— Робот поворачивается направо, — ответил я.
— И это все, что происходит? — переспросил он.
У меня не было ответа на вопрос. Задавая его, Шеридан продолжал дергать головой вправо, чтобы показать мне, о чем идет речь. На самом деле он пытался мне помочь, дать подсказку. Я и понятия не имел, чего он добивается и почему продолжает трясти головой в сторону. Я смотрел на него как животное из зоопарка, потерявшее ориентацию в дикой природе. Потом он объяснил мне, что это значило, но в тот момент я понял, что все кончено. Я покойник.

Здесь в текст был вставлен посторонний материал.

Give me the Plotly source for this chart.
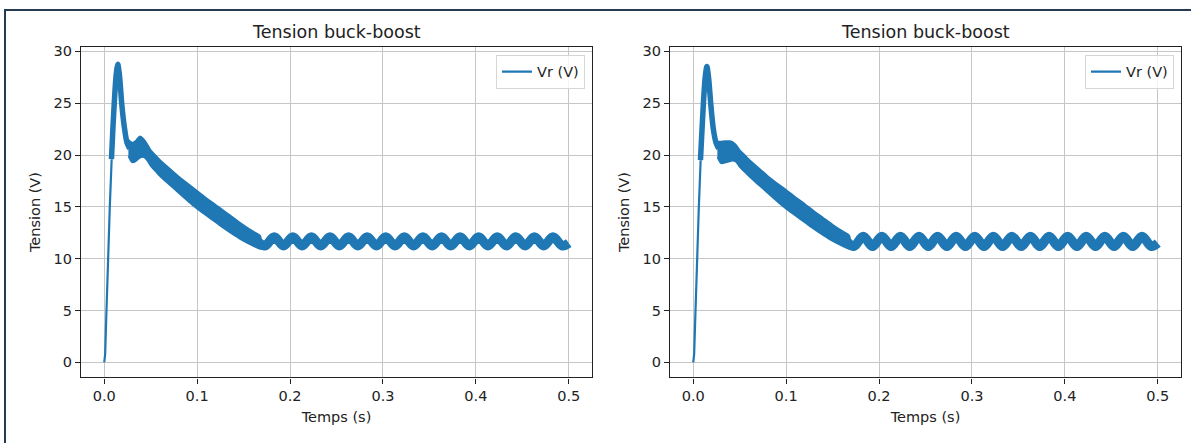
import plotly.graph_objects as go

W, H = 1191, 443
BLUE = "#1f77b4"
FONT = "DejaVu Sans"

# ---------------- data : left panel ----------------
L_rise_t = [0.0, 0.001, 0.002, 0.003, 0.004, 0.005, 0.006, 0.007, 0.0080]
L_rise_v = [0.0, 0.8, 3.8, 7.2, 10.4, 12.8, 15.0, 17.3, 19.6]

L_spike_t = [0.0078, 0.0092, 0.0108, 0.0128, 0.0146, 0.0165, 0.0188, 0.0215, 0.0245, 0.0275]
L_spike_v = [19.6, 22.3, 25.0, 27.7, 28.75, 27.6, 25.0, 22.8, 21.2, 20.6]

L_band_t = [0.026, 0.030, 0.034, 0.038, 0.042, 0.046, 0.050, 0.055, 0.060, 0.070,
            0.080, 0.090, 0.100, 0.110, 0.120, 0.130, 0.140, 0.150, 0.160, 0.168]
L_band_hi = [21.5, 21.2, 21.4, 21.8, 21.6, 21.1, 20.5, 20.0, 19.55, 18.75,
             17.95, 17.25, 16.55, 15.85, 15.2, 14.55, 13.9, 13.25, 12.65, 12.2]
L_band_lo = [19.9, 19.3, 19.4, 19.7, 19.8, 19.5, 18.95, 18.45, 17.95, 17.15,
             16.35, 15.55, 14.8, 14.15, 13.5, 12.85, 12.25, 11.7, 11.25, 10.95]

L_osc_t = [0.166, 0.173, 0.183, 0.193, 0.203, 0.213, 0.223, 0.233, 0.243, 0.253,
           0.263, 0.273, 0.283, 0.293, 0.303, 0.313, 0.323, 0.333, 0.343, 0.353,
           0.363, 0.373, 0.383, 0.393, 0.403, 0.413, 0.423, 0.433, 0.443, 0.453,
           0.463, 0.473, 0.483, 0.493, 0.500]
L_osc_v = [11.6, 11.25, 12.1, 11.25, 12.1, 11.25, 12.1, 11.25, 12.1, 11.25,
           12.1, 11.25, 12.1, 11.25, 12.1, 11.25, 12.1, 11.25, 12.1, 11.25,
           12.1, 11.25, 12.1, 11.25, 12.1, 11.25, 12.1, 11.25, 12.1, 11.25,
           12.1, 11.25, 12.1, 11.25, 11.5]

# ---------------- data : right panel ----------------
R_rise_t = [0.0, 0.001, 0.002, 0.003, 0.004, 0.005, 0.006, 0.007, 0.0080]
R_rise_v = [0.0, 0.8, 3.7, 7.0, 10.2, 12.6, 14.9, 17.2, 19.5]

R_spike_t = [0.0078, 0.0093, 0.0109, 0.0129, 0.0147, 0.0166, 0.0189, 0.0215, 0.0245, 0.0275]
R_spike_v = [19.5, 22.2, 24.9, 27.5, 28.55, 27.4, 24.9, 22.6, 21.2, 20.6]

R_band_t = [0.026, 0.030, 0.034, 0.038, 0.042, 0.046, 0.050, 0.055, 0.060, 0.070,
            0.080, 0.090, 0.100, 0.110, 0.120, 0.130, 0.140, 0.150, 0.160, 0.168]
R_band_hi = [21.3, 21.3, 21.35, 21.35, 21.3, 21.0, 20.5, 20.05, 19.6, 18.8,
             18.0, 17.3, 16.65, 15.95, 15.3, 14.6, 13.95, 13.3, 12.7, 12.25]
R_band_lo = [19.8, 19.2, 19.25, 19.35, 19.45, 19.35, 18.85, 18.4, 17.95, 17.15,
             16.35, 15.55, 14.8, 14.15, 13.5, 12.85, 12.25, 11.7, 11.25, 10.95]

R_osc_t = L_osc_t
R_osc_v = [11.6, 11.2, 12.15, 11.2, 12.15, 11.2, 12.15, 11.2, 12.15, 11.2,
           12.15, 11.2, 12.15, 11.2, 12.15, 11.2, 12.15, 11.2, 12.15, 11.2,
           12.15, 11.2, 12.15, 11.2, 12.15, 11.2, 12.15, 11.2, 12.15, 11.2,
           12.15, 11.2, 12.15, 11.2, 11.5]

x_ticks = [0.0, 0.1, 0.2, 0.3, 0.4, 0.5]
y_ticks = [0, 5, 10, 15, 20, 25, 30]
TITLE = "Tension buck-boost"
XLABEL = "Temps (s)"
YLABEL = "Tension (V)"
SERIES = "Vr (V)"

# ---------------- figure ----------------
fig = go.Figure()


def add_panel(suffix, legend_name, rise_t, rise_v, spike_t, spike_v,
              band_t, band_hi, band_lo, osc_t, osc_v):
    xa = "x" + suffix
    ya = "y" + suffix
    fig.add_trace(go.Scatter(
        x=band_t + band_t[::-1], y=band_hi + band_lo[::-1],
        mode="lines", fill="toself", fillcolor=BLUE,
        line=dict(color=BLUE, width=1.5, shape="spline", smoothing=0.8),
        showlegend=False, hoverinfo="skip", xaxis=xa, yaxis=ya))
    fig.add_trace(go.Scatter(
        x=osc_t, y=osc_v, mode="lines",
        line=dict(color=BLUE, width=9.5, shape="spline", smoothing=1.0),
        showlegend=False, xaxis=xa, yaxis=ya))
    fig.add_trace(go.Scatter(
        x=spike_t, y=spike_v, mode="lines",
        line=dict(color=BLUE, width=5.5, shape="spline", smoothing=0.7),
        showlegend=False, xaxis=xa, yaxis=ya))
    fig.add_trace(go.Scatter(
        x=rise_t, y=rise_v, mode="lines", name=SERIES,
        line=dict(color=BLUE, width=2.2),
        showlegend=True, legend=legend_name, xaxis=xa, yaxis=ya))


add_panel("", "legend", L_rise_t, L_rise_v, L_spike_t, L_spike_v,
          L_band_t, L_band_hi, L_band_lo, L_osc_t, L_osc_v)
add_panel("2", "legend2", R_rise_t, R_rise_v, R_spike_t, R_spike_v,
          R_band_t, R_band_hi, R_band_lo, R_osc_t, R_osc_v)


def px_x(p):
    return p / W


def px_y(p):
    return 1 - p / H


panels = [(81, 592), (670, 1181)]
top_px, bot_px = 44, 377

axis_common = dict(
    showline=True, mirror=True, linecolor="#222222", linewidth=1.2,
    showgrid=True, gridcolor="#c6c6c6", gridwidth=1.1, zeroline=False,
    ticks="outside", ticklen=5, tickwidth=1.1, tickcolor="#222222",
    tickfont=dict(family=FONT, size=14.5, color="#222222"),
)

layout = dict(
    width=W, height=H,
    margin=dict(l=0, r=0, t=0, b=0),
    paper_bgcolor="white", plot_bgcolor="white",
    font=dict(family=FONT, color="#222222"),
    shapes=[
        dict(type="line", xref="paper", yref="paper",
             x0=px_x(4), x1=1.01, y0=px_y(7), y1=px_y(7),
             line=dict(color="#263b52", width=2)),
        dict(type="line", xref="paper", yref="paper",
             x0=px_x(5), x1=px_x(5), y0=px_y(6), y1=-0.01,
             line=dict(color="#263b52", width=2)),
    ],
    annotations=[],
)

for i, (x0, x1) in enumerate(panels):
    sfx = "" if i == 0 else str(i + 1)
    layout["xaxis" + sfx] = dict(
        axis_common, domain=[px_x(x0), px_x(x1)], range=[-0.025, 0.525],
        tickvals=x_ticks, tickformat=".1f", anchor="y" + sfx,
        title=dict(text=XLABEL, font=dict(family=FONT, size=14.5, color="#222222"), standoff=8),
    )
    layout["yaxis" + sfx] = dict(
        axis_common, domain=[px_y(bot_px), px_y(top_px)], range=[-1.45, 30.45],
        tickvals=y_ticks, anchor="x" + sfx,
        title=dict(text=YLABEL, font=dict(family=FONT, size=14.5, color="#222222"), standoff=9),
    )
    layout["annotations"].append(dict(
        text=TITLE, xref="paper", yref="paper",
        x=px_x((x0 + x1) / 2), y=px_y(29), xanchor="center", yanchor="middle",
        showarrow=False, font=dict(family=FONT, size=17.5, color="#222222")))
    lg = "legend" if i == 0 else "legend2"
    layout[lg] = dict(
        x=px_x(x1 - 7), y=px_y(top_px + 8), xanchor="right", yanchor="top",
        bgcolor="rgba(255,255,255,0.8)", bordercolor="#d6d6d6", borderwidth=1,
        font=dict(family=FONT, size=14.5, color="#222222"),
    )

fig.update_layout(**layout)
fig.write_html("out.html")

Я вышел из комнаты полностью раздавленный и в трансе побрел по университетскому городку. Я завалил свою докторскую степень. Я завалил все. Заявление в НАСА, заполненное и готовое к отправке, лежало у меня на столе. Но какой теперь в этом всем был смысл? Мы с Каролой должны были пожениться через несколько недель. Она уже собрала вещи и собиралась переехать в Бостон. Мы сняли квартиру — великолепную квартиру на Гарвард-сквер с одной спальней, с большим эркерным окном, выходящим на Массачусетс-авеню. Теперь все наше будущее рассыпалось как песчаный замок. Что я ей скажу?
Через пару часов я вернулся в кабинет Шеридана. Когда он открыл дверь, по его выражению лица я мог судить, что результаты у меня не очень хорошие:
— Я не сдал экзамен, не так ли?
Он посмотрел в сторону, покачал головой и сказал:
— Да, Майк, экзамен ты не сдал.
Шеридан действительно заботился о своих учениках. Ему нелегко было сообщать такие новости, но он должен был это сделать.
У меня был выбор. Если я хотел, я мог продолжить работу и попытаться пересдать экзамен через шесть месяцев. Но я провалился с таким треском, что Шеридан заявил мне без околичностей:
— Тебе надо подумать, стоит ли вообще тратить на это свое время.
Он всегда всех поддерживал и вообще был прекрасным человеком. Без него я никогда бы не добился того, чего мне удалось достичь. Но вот он стоит передо мной, и за его пространной фразой скрывается куда более короткая: «Может быть, ты вообще для этого не годишься». Услышать от человека, который всегда тебя поддерживал, такой беспристрастный отзыв было очень трудно. Я сидел в его кабинете и чувствовал, что полностью отчаялся. Годом ранее я был на седьмом небе — работа в НАСА, встречи с героями моего детства. Теперь я со всего маху рухнул вниз и понятия не имел, как вернуться обратно.
Когда я пришел в общежитие после провала на квалификационном экзамене, заявление в НАСА все еще лежало на столе. Оно было как соль, просыпанная на свежие раны. Первой моей мыслью было: «Ну все, с этим покончено». Затем я еще немного поразмыслил и решил отослать заявление в любом случае. Да, я провалил экзамен, но мог попытаться еще раз, и пока решал, что делать, я все еще оставался соискателем докторской степени в МТИ, тогда как многие кандидаты всего лишь с магистерской степенью умудрялись попасть в астронавты. Поэтому я отослал свое заявление, но не стал приписывать: «Кстати, я только что провалил квалификационный экзамен!» Я рассудил, что к тому времени, когда кто-нибудь взглянет на мои бумаги, я как раз отправлюсь на пересдачу — если, конечно, решу, что мне вообще стоит этим заниматься. Я был почти уверен, что не стоит.
Потом я вернулся в Хантсвилл. Я задолжал три недели работы за то, что мне предоставили стипендию для учебы в докторантуре. Прошлым летом я был воодушевлен и уверен в себе. Теперь полностью пал духом. Мои три недели работы совпали с празднованием 20-й годовщины высадки на Луну — прошло 20 лет с тех пор, как я стоял на нашей лужайке, смотрел на Луну и мечтал, что когда-нибудь по ней прогуляюсь. Проходили лекции и симпозиумы; чтобы выступить на них и получить вполне заслуженное всеобщее признание, приехали все астронавты, принимавшие участие в программе «Аполлон». Там был Нил Армстронг. Там были Базз Олдрин, Майк Коллинз и Пит Конрад. Но вместо того, чтобы почувствовать вдохновение от возможности познакомиться с этими людьми, я, скорее, думал: «Ну, мне таким никогда не быть. Я никогда не стану одним из них».